Mongrel is an open-source software HTTP library and web server written in Ruby by Zed Shaw. It is used to run Ruby web applications and presents a standard HTTP interface. This makes layering other servers in front of it possible using a web proxy, a load balancer, or a combination of both, instead of having to use more conventional methods employed to run scripts such as FastCGI or SCGI to communicate. This is made possible by integrating a custom high-performance HTTP request parser implemented using Ragel.

Mongrel was the first web server used by Twitter, and inspired Node.js according to Ryan Dahl.

Shaw subsequently created Mongrel2, an open-source "language agnostic" web server, as the successor to the Mongrel server.

==Deployment==
One popular configuration was to run Apache HTTP Server 2.2 as a load balancer using mod_proxy_balancer in conjunction with several Mongrel instances.
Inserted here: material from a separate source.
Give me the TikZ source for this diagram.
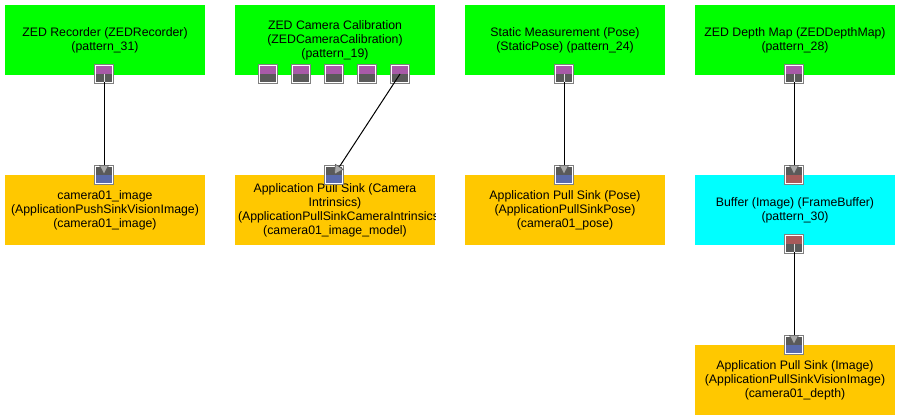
\documentclass[tikz,border=0pt]{standalone}
\usepackage{fontspec}
\setmainfont{Liberation Sans}
\usetikzlibrary{arrows.meta}
\definecolor{boxgreen}{RGB}{0,255,0}
\definecolor{boxorange}{RGB}{255,200,0}
\definecolor{boxcyan}{RGB}{0,255,255}
\definecolor{portpurple}{RGB}{168,90,168}
\definecolor{portblue}{RGB}{90,106,170}
\definecolor{portred}{RGB}{168,90,90}
\definecolor{portdark}{RGB}{90,90,90}
\definecolor{portgray}{RGB}{128,128,128}
\definecolor{tipgray}{RGB}{170,170,170}
\tikzset{
  box/.style={minimum width=200pt, minimum height=70pt, inner sep=0pt, align=center,
    font=\fontsize{12.3}{14}\selectfont, text=black},
  greenbox/.style={box, fill=boxgreen},
  orangebox/.style={box, fill=boxorange},
  cyanbox/.style={box, fill=boxcyan},
  boxtext/.style={inner sep=0pt, align=center, font=\fontsize{12.3}{14}\selectfont, text=black},
  portbase/.style 2 args={minimum size=20pt, inner sep=0pt, path picture={
    \fill[white] (path picture bounding box.south west) rectangle (path picture bounding box.north east);
    \fill[#1] ([xshift=2pt,yshift=-2pt]path picture bounding box.north west) rectangle ([xshift=-2pt]path picture bounding box.east);
    \fill[#2] ([xshift=2pt]path picture bounding box.west) rectangle ([xshift=-2pt,yshift=2pt]path picture bounding box.south east);
    \draw[portgray, line width=1pt] ([shift={(0.5pt,0.5pt)}]path picture bounding box.south west) rectangle ([shift={(-0.5pt,-0.5pt)}]path picture bounding box.north east);
  }},
  outport/.style={portbase={#1}{portdark}},
  inport/.style={portbase={portdark}{#1}},
  conn/.style={draw=black, line width=1pt,
    -{Triangle[length=10pt,width=10pt,color=portdark,fill=tipgray,line width=0.6pt]}},
  inner line/.style={draw=white!75!gray, line width=1pt},
}
\begin{document}
\begin{tikzpicture}[x=1pt,y=-1pt]
\useasboundingbox (0,0) rectangle (900,420);
\fill[white] (0,0) rectangle (900,420);
% boxes
\node[greenbox] (rec) at (105,40) {ZED Recorder (ZEDRecorder)\\(pattern\_31)};
\node[greenbox] (cal) at (335,40) {ZED Camera Calibration\\(ZEDCameraCalibration)\\(pattern\_19)};
\node[greenbox] (stat) at (565,40) {Static Measurement (Pose)\\(StaticPose) (pattern\_24)};
\node[greenbox] (dep) at (795,40) {ZED Depth Map (ZEDDepthMap)\\(pattern\_28)};
\node[orangebox] (img) at (105,210) {camera01\_image\\(ApplicationPushSinkVisionImage)\\(camera01\_image)};
\node[orangebox] (intr) at (335,210) {};
\begin{scope}
  \clip (intr.south west) rectangle (intr.north east);
  \node[boxtext] (intrtext) at (intr.center) {Application Pull Sink (Camera\\Intrinsics)\\\makebox[194pt][l]{(ApplicationPullSinkCameraIntrinsics)}\\(camera01\_image\_model)};
\end{scope}
\node[orangebox] (pose) at (565,210) {Application Pull Sink (Pose)\\(ApplicationPullSinkPose)\\(camera01\_pose)};
\node[cyanbox] (buf) at (795,210) {Buffer (Image) (FrameBuffer)\\(pattern\_30)};
\node[orangebox] (depth) at (795,380) {Application Pull Sink (Image)\\(ApplicationPullSinkVisionImage)\\(camera01\_depth)};
% ports
\node[outport=portpurple] (reco) at (104,74) {};
\node[outport=portpurple] (calo1) at (268,74) {};
\node[outport=portpurple] (calo2) at (301,74) {};
\node[outport=portpurple] (calo3) at (334,74) {};
\node[outport=portpurple] (calo4) at (367,74) {};
\node[outport=portpurple] (calo5) at (400,74) {};
\node[outport=portpurple] (stato) at (564,74) {};
\node[outport=portpurple] (depo) at (794,74) {};
\node[inport=portblue] (imgi) at (104,175) {};
\node[inport=portblue] (intri) at (334,175) {};
\node[inport=portblue] (posei) at (564,175) {};
\node[inport=portred] (bufi) at (794,175) {};
\node[outport=portred] (bufo) at (794,244) {};
\node[inport=portblue] (depthi) at (794,345) {};
% connectors
\draw[conn] (reco.center) -- (imgi.center);
\draw[conn] (calo5.center) -- (intri.center);
\draw[conn] (stato.center) -- (posei.center);
\draw[conn] (depo.center) -- (bufi.center);
\draw[conn] (bufo.center) -- (depthi.center);
\draw[inner line] (reco.center) -- ([yshift=2pt]reco.south);
\draw[inner line] (stato.center) -- ([yshift=2pt]stato.south);
\draw[inner line] (depo.center) -- ([yshift=2pt]depo.south);
\draw[inner line] (bufo.center) -- ([yshift=2pt]bufo.south);
\end{tikzpicture}
\end{document}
Each Mongrel instance would run on a separate TCP port, configured via the mongrel_cluster management utility. Until 2010, Twitter was a notable instance of this configuration; they then switched to Unicorn.

Mongrel was capable of serving Ruby on Rails powered sites without requiring any other web servers, though as a single-threaded application this configuration is unsuitable for all but light loads.

==Deprecation==
After the original author Zed Shaw left the Ruby on Rails-scene the releases of Mongrel stopped. The current release 1.1.5 is no longer able to install in Ruby versions higher than 1.9.2 which is recommended for Rails 3, the fix is to use the much older 1.2.0-pre2 release of Mongrel which isn't stable.

A new and maintained server, called Thin, uses the Mongrel parser. The Mongrel parser has also been forked by Unicorn and by Puma.